The evolving business model: Oops! …They Did It Again
Since the sale, Zomba, which includes Jive Records and the gospel label Verity, has managed to defy the industry’s troubles by discovering new artists, like the R&B singer Chris Brown and the rockers Three Days Grace, while keeping costs down — a tough task in a field given to financial excess.
Johnny Wright, a talent manager overseeing acts including Mr. Timberlake and the Backstreet Boys, remarked, “They overanalyze every penny that’s spent to make sure it’s not just frivolous money being thrown away.” He added: “As a manager of an artist, you want a $2 million video budget. Do you really need one? At the time that you’re involved in it, you’re feeling a little frustrated,” but “at the end of the day you’ve made a decent video, and you have an artist that’s actually getting a royalty check.”

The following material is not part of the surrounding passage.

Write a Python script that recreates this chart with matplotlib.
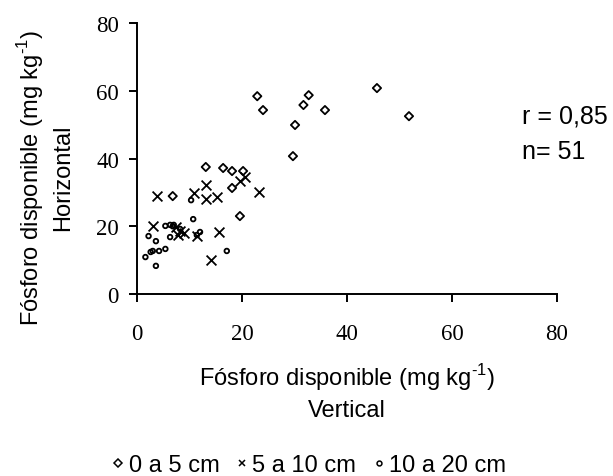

There is little argument that the label’s sales and market share have slid sharply from their pinnacle during the teen pop sales surge; the industry itself has buckled under the weight of widespread piracy and other woes.
But if any of the corporate-owned labels can be described as succeeding these days, Mr. Weiss’s is one of the few. Zomba has increased its share of new-release sales almost 20 percent so far this year, even as sales of new albums industrywide have dropped 16.5 percent, according to Nielsen SoundScan data. It has remained consistently profitable, having generated more than $40 million in profit last year on well over $200 million in revenue, according to executives briefed on the label’s business.